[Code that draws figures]
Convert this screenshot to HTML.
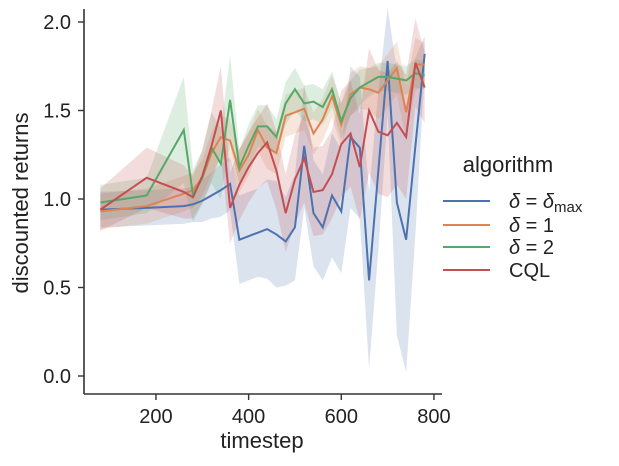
<!DOCTYPE html>
<html><head><meta charset="utf-8"><style>
html,body{margin:0;padding:0;background:#fff;}
svg{display:block;font-family:"Liberation Sans",Arial,sans-serif;}
</style></head><body>
<svg id="chart" width="619" height="466" viewBox="0 0 619 466">
<g id="bands"></g>
<g id="lines"></g>
<g id="axes"></g>
<text x="262" y="448" font-size="22" text-anchor="middle" fill="#222">timestep</text>
<text transform="translate(28,203) rotate(-90)" font-size="22" text-anchor="middle" fill="#222">discounted returns</text>
<g font-size="20" fill="#222">
<text x="508" y="172" text-anchor="middle" font-size="22">algorithm</text>
<g><line x1="443" y1="201" x2="490" y2="201" stroke="#4c72b0" stroke-width="2"/><text x="509" y="208"><tspan font-style="italic">δ</tspan> = <tspan font-style="italic">δ</tspan><tspan font-size="15" dy="4">max</tspan></text></g>
<g><line x1="443" y1="225" x2="490" y2="225" stroke="#dd8452" stroke-width="2"/><text x="509" y="232"><tspan font-style="italic">δ</tspan> = 1</text></g>
<g><line x1="443" y1="247" x2="490" y2="247" stroke="#55a868" stroke-width="2"/><text x="509" y="254"><tspan font-style="italic">δ</tspan> = 2</text></g>
<g><line x1="443" y1="270" x2="490" y2="270" stroke="#c44e52" stroke-width="2"/><text x="509" y="277">CQL</text></g>
</g>
</svg>
<script>
const timesteps=[80,180,260,280,300,320,340,360,380,400,420,440,460,480,500,520,540,560,580,600,620,640,660,680,700,720,740,760,780];
const blueVals=[0.94,0.95,0.96,0.97,0.99,1.02,1.05,1.085,0.77,0.79,0.81,0.83,0.80,0.76,0.84,1.30,0.92,0.84,1.02,0.93,1.35,1.29,0.54,1.16,1.78,0.98,0.77,1.30,1.82];
const blueCi=[0.1,0.1,0.1,0.1,0.12,0.13,0.15,0.15,0.25,0.25,0.25,0.28,0.3,0.25,0.3,0.35,0.3,0.3,0.35,0.35,0.4,0.4,0.5,0.45,0.3,0.75,0.75,0.5,0.1];
const orangeVals=[0.93,0.96,1.03,1.05,1.12,1.26,1.35,1.33,1.16,1.25,1.39,1.29,1.26,1.47,1.49,1.51,1.37,1.45,1.58,1.42,1.59,1.63,1.62,1.60,1.67,1.74,1.49,1.76,1.76];
const orangeCi=[0.1,0.1,0.1,0.1,0.1,0.12,0.12,0.12,0.12,0.12,0.12,0.12,0.12,0.12,0.12,0.12,0.12,0.12,0.12,0.12,0.12,0.12,0.12,0.15,0.15,0.15,0.15,0.15,0.12];
const greenVals=[0.98,1.02,1.39,1.02,1.12,1.29,1.20,1.56,1.18,1.30,1.41,1.41,1.35,1.54,1.62,1.54,1.55,1.52,1.62,1.44,1.57,1.63,1.66,1.69,1.69,1.68,1.67,1.71,1.70];
const greenCi=[0.1,0.1,0.3,0.15,0.15,0.2,0.2,0.25,0.1,0.12,0.12,0.12,0.1,0.12,0.12,0.1,0.1,0.1,0.1,0.1,0.1,0.1,0.08,0.08,0.08,0.08,0.08,0.08,0.08];
const redVals=[0.94,1.12,1.04,1.01,1.13,1.30,1.50,0.95,1.08,1.18,1.26,1.32,1.16,0.92,1.11,1.23,1.04,1.05,1.14,1.31,1.37,1.18,1.50,1.38,1.36,1.43,1.35,1.77,1.63];
const redCi=[0.12,0.17,0.15,0.12,0.15,0.2,0.25,0.2,0.2,0.2,0.2,0.22,0.22,0.22,0.25,0.25,0.25,0.25,0.25,0.3,0.3,0.3,0.35,0.35,0.35,0.35,0.35,0.25,0.2];
const yTicks=[0.0,0.5,1.0,1.5,2.0];
const xTicks=[200,400,600,800];
const yTickLabels=["0.0","0.5","1.0","1.5","2.0"];
const xTickLabels=["200","400","600","800"];

const NS="http://www.w3.org/2000/svg";
function xs(t){return 63.3+0.4633*t;}
function ys(v){return 376-177*v;}
const series=[
 {name:"delta-max",vals:blueVals,ci:blueCi,color:"#4c72b0"},
 {name:"delta-1",vals:orangeVals,ci:orangeCi,color:"#dd8452"},
 {name:"delta-2",vals:greenVals,ci:greenCi,color:"#55a868"},
 {name:"cql",vals:redVals,ci:redCi,color:"#c44e52"}
];
const bands=document.getElementById('bands'),lines=document.getElementById('lines'),axes=document.getElementById('axes');
series.forEach(s=>{
 let up=timesteps.map((t,i)=>xs(t)+","+ys(s.vals[i]+s.ci[i]));
 let lo=timesteps.map((t,i)=>xs(t)+","+ys(s.vals[i]-s.ci[i])).reverse();
 const b=document.createElementNS(NS,'polygon');
 b.setAttribute('points',up.concat(lo).join(' '));
 b.setAttribute('fill',s.color);b.setAttribute('fill-opacity','0.2');
 
 
 bands.appendChild(b);
 const l=document.createElementNS(NS,'polyline');
 l.setAttribute('points',timesteps.map((t,i)=>xs(t)+","+ys(s.vals[i])).join(' '));
 l.setAttribute('fill','none');l.setAttribute('stroke',s.color);l.setAttribute('stroke-width','2');
 
 
 lines.appendChild(l);
});
function mk(tag,attrs,text){const e=document.createElementNS(NS,tag);for(const k in attrs)e.setAttribute(k,attrs[k]);if(text!==undefined)e.textContent=text;axes.appendChild(e);return e;}
const ya=mk('line',{x1:84,y1:9,x2:84,y2:394,stroke:'#333','stroke-width':1.6});


const xa=mk('line',{x1:84,y1:394,x2:442,y2:394,stroke:'#333','stroke-width':1.6});


yTicks.forEach((v,i)=>{
 const tk=mk('line',{x1:78,y1:ys(v),x2:84,y2:ys(v),stroke:'#333','stroke-width':1.4});
 
 
 const tx=mk('text',{x:71,y:ys(v)+7,'text-anchor':'end','font-size':20,fill:'#222'},yTickLabels[i]);
 
 
});
xTicks.forEach((t,i)=>{
 const tk=mk('line',{x1:xs(t),y1:394,x2:xs(t),y2:400,stroke:'#333','stroke-width':1.4});
 
 
 const tx=mk('text',{x:xs(t),y:423,'text-anchor':'middle','font-size':20,fill:'#222'},xTickLabels[i]);
 
 
});
</script>
</body></html>
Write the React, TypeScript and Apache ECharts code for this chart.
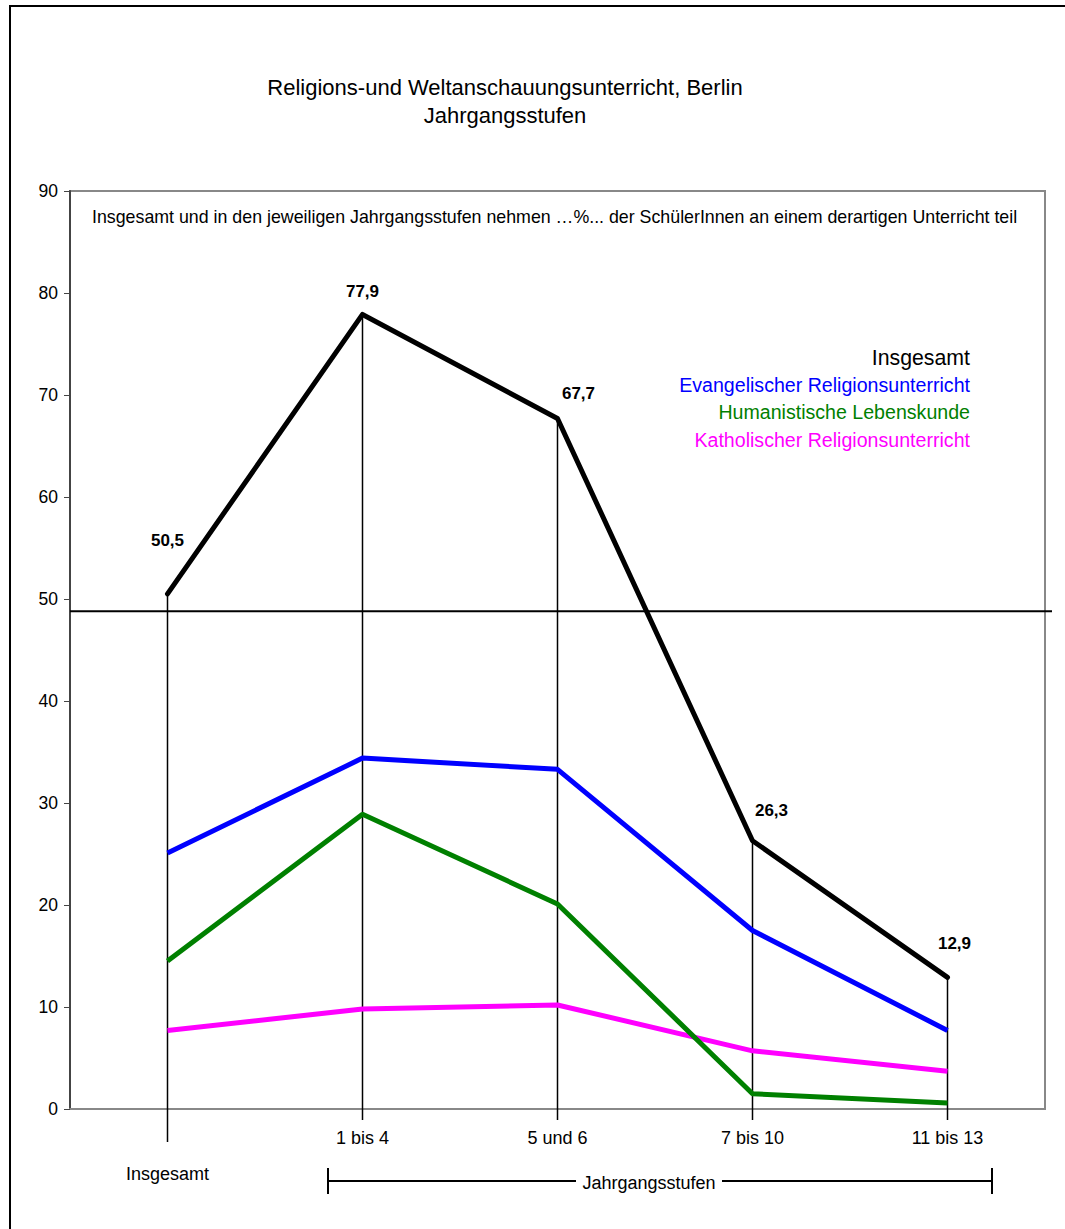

▸ **Your goal**
Repeat the data exactly in full, omitting its pictures.

▸ **Solution for this task**
Convert this screenshot to HTML.
<!DOCTYPE html>
<html><head><meta charset="utf-8"><style>
html,body{margin:0;padding:0;background:#fff;}
svg{display:block;font-family:"Liberation Sans",Arial,sans-serif;}
</style></head><body>
<svg id="chart" width="619" height="466" viewBox="0 0 619 466">
<g id="bands"></g>
<g id="lines"></g>
<g id="axes"></g>
<text x="262" y="448" font-size="22" text-anchor="middle" fill="#222">timestep</text>
<text transform="translate(28,203) rotate(-90)" font-size="22" text-anchor="middle" fill="#222">discounted returns</text>
<g font-size="20" fill="#222">
<text x="508" y="172" text-anchor="middle" font-size="22">algorithm</text>
<g><line x1="443" y1="201" x2="490" y2="201" stroke="#4c72b0" stroke-width="2"/><text x="509" y="208"><tspan font-style="italic">δ</tspan> = <tspan font-style="italic">δ</tspan><tspan font-size="15" dy="4">max</tspan></text></g>
<g><line x1="443" y1="225" x2="490" y2="225" stroke="#dd8452" stroke-width="2"/><text x="509" y="232"><tspan font-style="italic">δ</tspan> = 1</text></g>
<g><line x1="443" y1="247" x2="490" y2="247" stroke="#55a868" stroke-width="2"/><text x="509" y="254"><tspan font-style="italic">δ</tspan> = 2</text></g>
<g><line x1="443" y1="270" x2="490" y2="270" stroke="#c44e52" stroke-width="2"/><text x="509" y="277">CQL</text></g>
</g>
</svg>
<script>
const timesteps=[80,180,260,280,300,320,340,360,380,400,420,440,460,480,500,520,540,560,580,600,620,640,660,680,700,720,740,760,780];
const blueVals=[0.94,0.95,0.96,0.97,0.99,1.02,1.05,1.085,0.77,0.79,0.81,0.83,0.80,0.76,0.84,1.30,0.92,0.84,1.02,0.93,1.35,1.29,0.54,1.16,1.78,0.98,0.77,1.30,1.82];
const blueCi=[0.1,0.1,0.1,0.1,0.12,0.13,0.15,0.15,0.25,0.25,0.25,0.28,0.3,0.25,0.3,0.35,0.3,0.3,0.35,0.35,0.4,0.4,0.5,0.45,0.3,0.75,0.75,0.5,0.1];
const orangeVals=[0.93,0.96,1.03,1.05,1.12,1.26,1.35,1.33,1.16,1.25,1.39,1.29,1.26,1.47,1.49,1.51,1.37,1.45,1.58,1.42,1.59,1.63,1.62,1.60,1.67,1.74,1.49,1.76,1.76];
const orangeCi=[0.1,0.1,0.1,0.1,0.1,0.12,0.12,0.12,0.12,0.12,0.12,0.12,0.12,0.12,0.12,0.12,0.12,0.12,0.12,0.12,0.12,0.12,0.12,0.15,0.15,0.15,0.15,0.15,0.12];
const greenVals=[0.98,1.02,1.39,1.02,1.12,1.29,1.20,1.56,1.18,1.30,1.41,1.41,1.35,1.54,1.62,1.54,1.55,1.52,1.62,1.44,1.57,1.63,1.66,1.69,1.69,1.68,1.67,1.71,1.70];
const greenCi=[0.1,0.1,0.3,0.15,0.15,0.2,0.2,0.25,0.1,0.12,0.12,0.12,0.1,0.12,0.12,0.1,0.1,0.1,0.1,0.1,0.1,0.1,0.08,0.08,0.08,0.08,0.08,0.08,0.08];
const redVals=[0.94,1.12,1.04,1.01,1.13,1.30,1.50,0.95,1.08,1.18,1.26,1.32,1.16,0.92,1.11,1.23,1.04,1.05,1.14,1.31,1.37,1.18,1.50,1.38,1.36,1.43,1.35,1.77,1.63];
const redCi=[0.12,0.17,0.15,0.12,0.15,0.2,0.25,0.2,0.2,0.2,0.2,0.22,0.22,0.22,0.25,0.25,0.25,0.25,0.25,0.3,0.3,0.3,0.35,0.35,0.35,0.35,0.35,0.25,0.2];
const yTicks=[0.0,0.5,1.0,1.5,2.0];
const xTicks=[200,400,600,800];
const yTickLabels=["0.0","0.5","1.0","1.5","2.0"];
const xTickLabels=["200","400","600","800"];

const NS="http://www.w3.org/2000/svg";
function xs(t){return 63.3+0.4633*t;}
function ys(v){return 376-177*v;}
const series=[
 {name:"delta-max",vals:blueVals,ci:blueCi,color:"#4c72b0"},
 {name:"delta-1",vals:orangeVals,ci:orangeCi,color:"#dd8452"},
 {name:"delta-2",vals:greenVals,ci:greenCi,color:"#55a868"},
 {name:"cql",vals:redVals,ci:redCi,color:"#c44e52"}
];
const bands=document.getElementById('bands'),lines=document.getElementById('lines'),axes=document.getElementById('axes');
series.forEach(s=>{
 let up=timesteps.map((t,i)=>xs(t)+","+ys(s.vals[i]+s.ci[i]));
 let lo=timesteps.map((t,i)=>xs(t)+","+ys(s.vals[i]-s.ci[i])).reverse();
 const b=document.createElementNS(NS,'polygon');
 b.setAttribute('points',up.concat(lo).join(' '));
 b.setAttribute('fill',s.color);b.setAttribute('fill-opacity','0.2');
 
 
 bands.appendChild(b);
 const l=document.createElementNS(NS,'polyline');
 l.setAttribute('points',timesteps.map((t,i)=>xs(t)+","+ys(s.vals[i])).join(' '));
 l.setAttribute('fill','none');l.setAttribute('stroke',s.color);l.setAttribute('stroke-width','2');
 
 
 lines.appendChild(l);
});
function mk(tag,attrs,text){const e=document.createElementNS(NS,tag);for(const k in attrs)e.setAttribute(k,attrs[k]);if(text!==undefined)e.textContent=text;axes.appendChild(e);return e;}
const ya=mk('line',{x1:84,y1:9,x2:84,y2:394,stroke:'#333','stroke-width':1.6});


const xa=mk('line',{x1:84,y1:394,x2:442,y2:394,stroke:'#333','stroke-width':1.6});


yTicks.forEach((v,i)=>{
 const tk=mk('line',{x1:78,y1:ys(v),x2:84,y2:ys(v),stroke:'#333','stroke-width':1.4});
 
 
 const tx=mk('text',{x:71,y:ys(v)+7,'text-anchor':'end','font-size':20,fill:'#222'},yTickLabels[i]);
 
 
});
xTicks.forEach((t,i)=>{
 const tk=mk('line',{x1:xs(t),y1:394,x2:xs(t),y2:400,stroke:'#333','stroke-width':1.4});
 
 
 const tx=mk('text',{x:xs(t),y:423,'text-anchor':'middle','font-size':20,fill:'#222'},xTickLabels[i]);
 
 
});
</script>
</body></html>
Write the React, TypeScript and Apache ECharts code for this chart.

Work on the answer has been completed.